Given information:

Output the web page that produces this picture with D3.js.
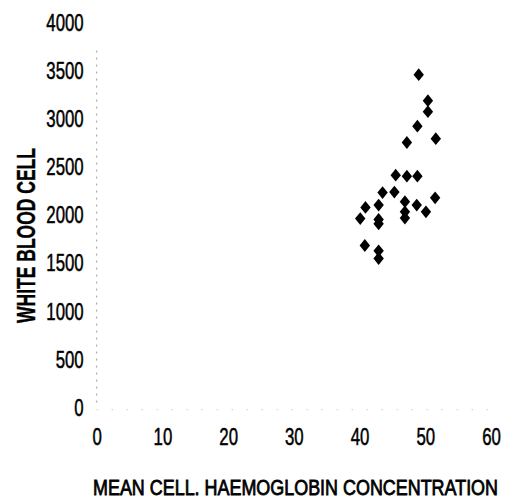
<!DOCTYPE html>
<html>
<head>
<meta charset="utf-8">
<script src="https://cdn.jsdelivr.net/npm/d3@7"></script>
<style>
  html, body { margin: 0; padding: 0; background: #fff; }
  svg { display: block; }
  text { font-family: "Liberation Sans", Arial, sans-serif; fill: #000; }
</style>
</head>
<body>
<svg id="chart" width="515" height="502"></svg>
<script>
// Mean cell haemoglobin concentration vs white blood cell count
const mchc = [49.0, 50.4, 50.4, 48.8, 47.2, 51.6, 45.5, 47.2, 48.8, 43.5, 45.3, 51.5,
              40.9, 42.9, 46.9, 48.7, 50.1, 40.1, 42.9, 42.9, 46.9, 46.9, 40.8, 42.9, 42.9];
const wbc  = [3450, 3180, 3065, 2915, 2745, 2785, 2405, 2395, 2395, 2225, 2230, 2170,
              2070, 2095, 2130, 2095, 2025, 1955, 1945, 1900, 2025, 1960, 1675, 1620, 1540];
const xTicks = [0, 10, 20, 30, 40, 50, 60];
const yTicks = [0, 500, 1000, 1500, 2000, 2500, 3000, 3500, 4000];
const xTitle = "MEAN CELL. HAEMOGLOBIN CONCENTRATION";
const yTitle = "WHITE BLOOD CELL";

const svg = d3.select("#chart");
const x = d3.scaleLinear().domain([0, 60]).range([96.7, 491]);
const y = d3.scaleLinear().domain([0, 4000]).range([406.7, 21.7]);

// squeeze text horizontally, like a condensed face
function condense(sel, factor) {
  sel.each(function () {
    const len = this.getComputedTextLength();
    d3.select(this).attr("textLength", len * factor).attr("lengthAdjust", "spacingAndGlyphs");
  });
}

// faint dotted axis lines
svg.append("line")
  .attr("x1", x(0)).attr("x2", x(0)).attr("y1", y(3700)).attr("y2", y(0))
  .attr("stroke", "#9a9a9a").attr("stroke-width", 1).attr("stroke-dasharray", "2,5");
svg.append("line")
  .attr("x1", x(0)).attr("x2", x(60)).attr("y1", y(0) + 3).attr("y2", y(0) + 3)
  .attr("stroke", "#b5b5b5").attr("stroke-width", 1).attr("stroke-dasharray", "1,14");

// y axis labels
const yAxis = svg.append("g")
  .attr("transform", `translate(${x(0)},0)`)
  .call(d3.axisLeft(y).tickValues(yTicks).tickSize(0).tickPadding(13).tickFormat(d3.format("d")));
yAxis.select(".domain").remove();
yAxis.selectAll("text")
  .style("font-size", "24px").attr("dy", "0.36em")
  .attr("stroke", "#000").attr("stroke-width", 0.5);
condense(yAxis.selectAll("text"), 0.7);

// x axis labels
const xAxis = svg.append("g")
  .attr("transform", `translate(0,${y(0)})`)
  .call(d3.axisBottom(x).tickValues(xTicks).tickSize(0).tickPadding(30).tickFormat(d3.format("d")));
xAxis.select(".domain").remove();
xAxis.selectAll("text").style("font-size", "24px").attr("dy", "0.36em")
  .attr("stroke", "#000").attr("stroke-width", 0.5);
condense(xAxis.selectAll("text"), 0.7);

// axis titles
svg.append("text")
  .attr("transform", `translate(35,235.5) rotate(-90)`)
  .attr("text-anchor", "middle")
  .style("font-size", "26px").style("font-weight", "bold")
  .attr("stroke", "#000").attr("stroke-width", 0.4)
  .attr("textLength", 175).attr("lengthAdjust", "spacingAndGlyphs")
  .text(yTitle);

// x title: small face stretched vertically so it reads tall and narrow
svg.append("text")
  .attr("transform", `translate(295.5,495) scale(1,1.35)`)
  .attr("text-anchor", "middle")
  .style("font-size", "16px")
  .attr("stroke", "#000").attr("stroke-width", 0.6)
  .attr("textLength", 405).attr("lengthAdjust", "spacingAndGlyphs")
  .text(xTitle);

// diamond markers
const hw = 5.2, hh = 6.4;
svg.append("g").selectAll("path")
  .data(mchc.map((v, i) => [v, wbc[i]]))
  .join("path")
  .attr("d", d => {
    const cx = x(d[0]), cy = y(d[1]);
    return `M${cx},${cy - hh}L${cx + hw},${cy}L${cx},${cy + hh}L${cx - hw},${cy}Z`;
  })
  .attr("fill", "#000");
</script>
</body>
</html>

Problem details: Each line above is to be copied verbatim. Drop any image from the copy.

Response:
Output the web page that produces this picture with D3.js.
<!DOCTYPE html>
<html>
<head>
<meta charset="utf-8">
<script src="https://cdn.jsdelivr.net/npm/d3@7"></script>
<style>
  html, body { margin: 0; padding: 0; background: #fff; }
  svg { display: block; }
  text { font-family: "Liberation Sans", Arial, sans-serif; fill: #000; }
</style>
</head>
<body>
<svg id="chart" width="515" height="502"></svg>
<script>
// Mean cell haemoglobin concentration vs white blood cell count
const mchc = [49.0, 50.4, 50.4, 48.8, 47.2, 51.6, 45.5, 47.2, 48.8, 43.5, 45.3, 51.5,
              40.9, 42.9, 46.9, 48.7, 50.1, 40.1, 42.9, 42.9, 46.9, 46.9, 40.8, 42.9, 42.9];
const wbc  = [3450, 3180, 3065, 2915, 2745, 2785, 2405, 2395, 2395, 2225, 2230, 2170,
              2070, 2095, 2130, 2095, 2025, 1955, 1945, 1900, 2025, 1960, 1675, 1620, 1540];
const xTicks = [0, 10, 20, 30, 40, 50, 60];
const yTicks = [0, 500, 1000, 1500, 2000, 2500, 3000, 3500, 4000];
const xTitle = "MEAN CELL. HAEMOGLOBIN CONCENTRATION";
const yTitle = "WHITE BLOOD CELL";

const svg = d3.select("#chart");
const x = d3.scaleLinear().domain([0, 60]).range([96.7, 491]);
const y = d3.scaleLinear().domain([0, 4000]).range([406.7, 21.7]);

// squeeze text horizontally, like a condensed face
function condense(sel, factor) {
  sel.each(function () {
    const len = this.getComputedTextLength();
    d3.select(this).attr("textLength", len * factor).attr("lengthAdjust", "spacingAndGlyphs");
  });
}

// faint dotted axis lines
svg.append("line")
  .attr("x1", x(0)).attr("x2", x(0)).attr("y1", y(3700)).attr("y2", y(0))
  .attr("stroke", "#9a9a9a").attr("stroke-width", 1).attr("stroke-dasharray", "2,5");
svg.append("line")
  .attr("x1", x(0)).attr("x2", x(60)).attr("y1", y(0) + 3).attr("y2", y(0) + 3)
  .attr("stroke", "#b5b5b5").attr("stroke-width", 1).attr("stroke-dasharray", "1,14");

// y axis labels
const yAxis = svg.append("g")
  .attr("transform", `translate(${x(0)},0)`)
  .call(d3.axisLeft(y).tickValues(yTicks).tickSize(0).tickPadding(13).tickFormat(d3.format("d")));
yAxis.select(".domain").remove();
yAxis.selectAll("text")
  .style("font-size", "24px").attr("dy", "0.36em")
  .attr("stroke", "#000").attr("stroke-width", 0.5);
condense(yAxis.selectAll("text"), 0.7);

// x axis labels
const xAxis = svg.append("g")
  .attr("transform", `translate(0,${y(0)})`)
  .call(d3.axisBottom(x).tickValues(xTicks).tickSize(0).tickPadding(30).tickFormat(d3.format("d")));
xAxis.select(".domain").remove();
xAxis.selectAll("text").style("font-size", "24px").attr("dy", "0.36em")
  .attr("stroke", "#000").attr("stroke-width", 0.5);
condense(xAxis.selectAll("text"), 0.7);

// axis titles
svg.append("text")
  .attr("transform", `translate(35,235.5) rotate(-90)`)
  .attr("text-anchor", "middle")
  .style("font-size", "26px").style("font-weight", "bold")
  .attr("stroke", "#000").attr("stroke-width", 0.4)
  .attr("textLength", 175).attr("lengthAdjust", "spacingAndGlyphs")
  .text(yTitle);

// x title: small face stretched vertically so it reads tall and narrow
svg.append("text")
  .attr("transform", `translate(295.5,495) scale(1,1.35)`)
  .attr("text-anchor", "middle")
  .style("font-size", "16px")
  .attr("stroke", "#000").attr("stroke-width", 0.6)
  .attr("textLength", 405).attr("lengthAdjust", "spacingAndGlyphs")
  .text(xTitle);

// diamond markers
const hw = 5.2, hh = 6.4;
svg.append("g").selectAll("path")
  .data(mchc.map((v, i) => [v, wbc[i]]))
  .join("path")
  .attr("d", d => {
    const cx = x(d[0]), cy = y(d[1]);
    return `M${cx},${cy - hh}L${cx + hw},${cy}L${cx},${cy + hh}L${cx - hw},${cy}Z`;
  })
  .attr("fill", "#000");
</script>
</body>
</html>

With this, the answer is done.